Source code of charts

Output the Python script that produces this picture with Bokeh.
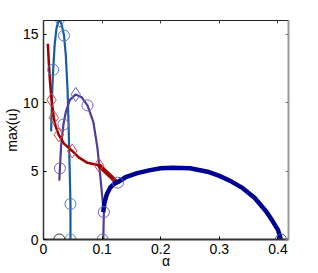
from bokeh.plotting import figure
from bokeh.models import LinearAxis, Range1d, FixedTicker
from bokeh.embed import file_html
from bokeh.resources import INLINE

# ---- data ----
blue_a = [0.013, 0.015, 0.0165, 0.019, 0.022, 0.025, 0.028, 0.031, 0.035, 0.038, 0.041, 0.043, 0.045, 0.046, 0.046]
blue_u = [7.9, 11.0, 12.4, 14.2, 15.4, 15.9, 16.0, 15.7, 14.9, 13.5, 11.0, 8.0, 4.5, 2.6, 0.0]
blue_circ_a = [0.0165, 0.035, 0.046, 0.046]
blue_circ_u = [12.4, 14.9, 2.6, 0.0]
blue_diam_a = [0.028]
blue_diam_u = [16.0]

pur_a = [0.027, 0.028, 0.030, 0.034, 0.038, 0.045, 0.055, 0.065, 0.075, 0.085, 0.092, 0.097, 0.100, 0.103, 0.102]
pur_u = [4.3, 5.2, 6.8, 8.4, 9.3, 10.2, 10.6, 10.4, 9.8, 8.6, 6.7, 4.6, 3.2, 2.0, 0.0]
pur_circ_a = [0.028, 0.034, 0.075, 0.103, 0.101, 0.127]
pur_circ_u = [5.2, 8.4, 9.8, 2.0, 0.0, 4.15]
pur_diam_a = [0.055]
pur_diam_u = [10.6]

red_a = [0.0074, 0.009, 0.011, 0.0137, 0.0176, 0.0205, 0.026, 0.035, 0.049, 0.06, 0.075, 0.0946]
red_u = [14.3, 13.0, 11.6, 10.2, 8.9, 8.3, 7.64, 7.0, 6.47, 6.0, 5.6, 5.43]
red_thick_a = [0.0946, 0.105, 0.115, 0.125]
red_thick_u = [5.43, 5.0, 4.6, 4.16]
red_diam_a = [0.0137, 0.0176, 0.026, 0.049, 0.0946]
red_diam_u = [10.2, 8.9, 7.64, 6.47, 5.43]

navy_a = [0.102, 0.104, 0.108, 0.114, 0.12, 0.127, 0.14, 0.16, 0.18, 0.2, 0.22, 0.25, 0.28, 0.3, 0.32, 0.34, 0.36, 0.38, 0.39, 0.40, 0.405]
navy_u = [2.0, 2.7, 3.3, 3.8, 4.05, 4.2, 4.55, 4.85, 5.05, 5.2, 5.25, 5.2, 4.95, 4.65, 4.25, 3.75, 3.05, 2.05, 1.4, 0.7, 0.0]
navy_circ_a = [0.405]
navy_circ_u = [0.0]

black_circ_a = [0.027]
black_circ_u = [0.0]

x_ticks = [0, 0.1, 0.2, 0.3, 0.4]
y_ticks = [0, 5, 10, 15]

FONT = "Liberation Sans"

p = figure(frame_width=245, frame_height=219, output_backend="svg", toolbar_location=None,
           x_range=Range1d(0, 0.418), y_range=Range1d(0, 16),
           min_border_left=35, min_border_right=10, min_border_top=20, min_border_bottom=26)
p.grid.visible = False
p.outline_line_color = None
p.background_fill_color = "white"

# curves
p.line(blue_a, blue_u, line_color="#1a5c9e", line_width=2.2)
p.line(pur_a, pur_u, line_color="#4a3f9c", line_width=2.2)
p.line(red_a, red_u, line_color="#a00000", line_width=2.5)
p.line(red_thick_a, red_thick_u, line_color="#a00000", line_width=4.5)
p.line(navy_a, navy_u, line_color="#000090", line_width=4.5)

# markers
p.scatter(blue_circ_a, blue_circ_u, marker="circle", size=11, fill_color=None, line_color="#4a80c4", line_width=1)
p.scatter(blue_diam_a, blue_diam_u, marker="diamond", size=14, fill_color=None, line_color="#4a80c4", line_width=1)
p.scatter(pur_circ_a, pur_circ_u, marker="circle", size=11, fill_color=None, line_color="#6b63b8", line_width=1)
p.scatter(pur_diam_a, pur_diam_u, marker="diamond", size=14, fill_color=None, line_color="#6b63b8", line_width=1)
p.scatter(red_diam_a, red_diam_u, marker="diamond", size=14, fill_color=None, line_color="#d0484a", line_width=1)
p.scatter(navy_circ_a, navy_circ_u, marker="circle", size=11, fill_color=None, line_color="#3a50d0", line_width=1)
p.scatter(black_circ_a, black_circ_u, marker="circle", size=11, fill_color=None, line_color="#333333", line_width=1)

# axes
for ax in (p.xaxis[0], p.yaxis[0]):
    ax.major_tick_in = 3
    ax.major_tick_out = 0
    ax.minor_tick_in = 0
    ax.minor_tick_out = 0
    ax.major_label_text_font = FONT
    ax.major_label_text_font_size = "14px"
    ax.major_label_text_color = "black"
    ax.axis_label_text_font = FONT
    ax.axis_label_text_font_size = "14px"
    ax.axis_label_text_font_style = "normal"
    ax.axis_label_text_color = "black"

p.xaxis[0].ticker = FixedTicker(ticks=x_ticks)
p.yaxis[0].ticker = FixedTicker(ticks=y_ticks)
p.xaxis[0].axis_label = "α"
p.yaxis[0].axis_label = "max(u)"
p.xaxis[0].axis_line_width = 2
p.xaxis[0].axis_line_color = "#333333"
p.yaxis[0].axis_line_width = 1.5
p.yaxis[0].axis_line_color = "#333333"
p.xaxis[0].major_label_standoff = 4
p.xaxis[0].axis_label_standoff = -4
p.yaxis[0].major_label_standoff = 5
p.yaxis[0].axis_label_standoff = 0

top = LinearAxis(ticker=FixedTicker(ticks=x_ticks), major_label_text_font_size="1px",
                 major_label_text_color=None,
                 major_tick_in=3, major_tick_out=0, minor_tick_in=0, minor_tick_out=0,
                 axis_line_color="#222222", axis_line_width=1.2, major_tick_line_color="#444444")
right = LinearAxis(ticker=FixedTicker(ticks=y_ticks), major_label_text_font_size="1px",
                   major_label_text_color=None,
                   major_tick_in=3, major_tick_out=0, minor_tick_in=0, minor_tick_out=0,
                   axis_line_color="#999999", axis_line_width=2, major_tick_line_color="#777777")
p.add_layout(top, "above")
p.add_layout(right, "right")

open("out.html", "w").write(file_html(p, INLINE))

--

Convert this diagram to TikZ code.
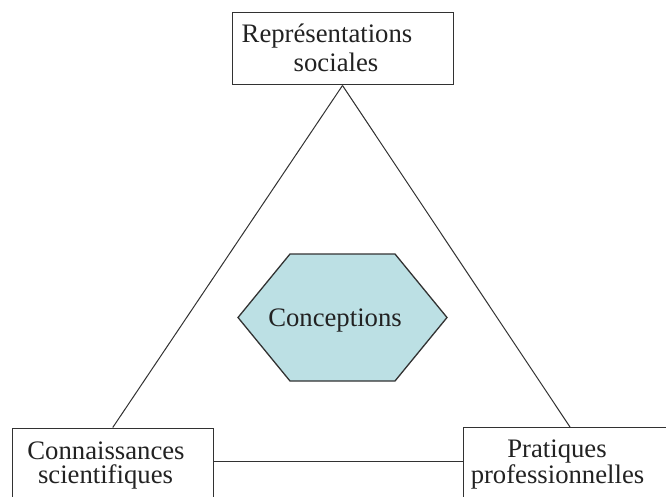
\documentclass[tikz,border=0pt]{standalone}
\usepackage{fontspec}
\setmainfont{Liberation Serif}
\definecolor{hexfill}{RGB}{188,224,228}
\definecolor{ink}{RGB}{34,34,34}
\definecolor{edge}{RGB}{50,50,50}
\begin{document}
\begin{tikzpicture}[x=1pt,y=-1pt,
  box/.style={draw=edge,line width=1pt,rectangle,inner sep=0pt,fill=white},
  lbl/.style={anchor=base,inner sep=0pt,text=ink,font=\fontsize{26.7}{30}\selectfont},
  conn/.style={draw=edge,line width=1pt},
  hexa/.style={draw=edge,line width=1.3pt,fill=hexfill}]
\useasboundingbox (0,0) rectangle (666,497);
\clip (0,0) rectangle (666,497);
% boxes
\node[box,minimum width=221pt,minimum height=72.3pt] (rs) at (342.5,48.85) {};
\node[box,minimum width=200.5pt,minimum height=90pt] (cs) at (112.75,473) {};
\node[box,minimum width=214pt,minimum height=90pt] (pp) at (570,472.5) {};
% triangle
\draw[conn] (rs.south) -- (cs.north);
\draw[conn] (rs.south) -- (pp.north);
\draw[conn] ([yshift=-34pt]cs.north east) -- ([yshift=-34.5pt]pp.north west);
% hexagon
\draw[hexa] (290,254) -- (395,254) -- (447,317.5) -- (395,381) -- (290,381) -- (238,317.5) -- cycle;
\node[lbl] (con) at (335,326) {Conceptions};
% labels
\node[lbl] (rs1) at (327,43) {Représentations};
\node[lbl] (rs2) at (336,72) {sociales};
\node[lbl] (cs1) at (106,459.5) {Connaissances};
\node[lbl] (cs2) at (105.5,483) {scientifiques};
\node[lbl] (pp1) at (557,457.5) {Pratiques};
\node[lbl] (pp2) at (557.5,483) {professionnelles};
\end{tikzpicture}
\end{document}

- **OBJECTIVE**
From the records above, pull out every line containing the word "this".

- **TASK RESPONSE**
Output the Python script that produces this picture with Bokeh.
Convert this diagram to TikZ code.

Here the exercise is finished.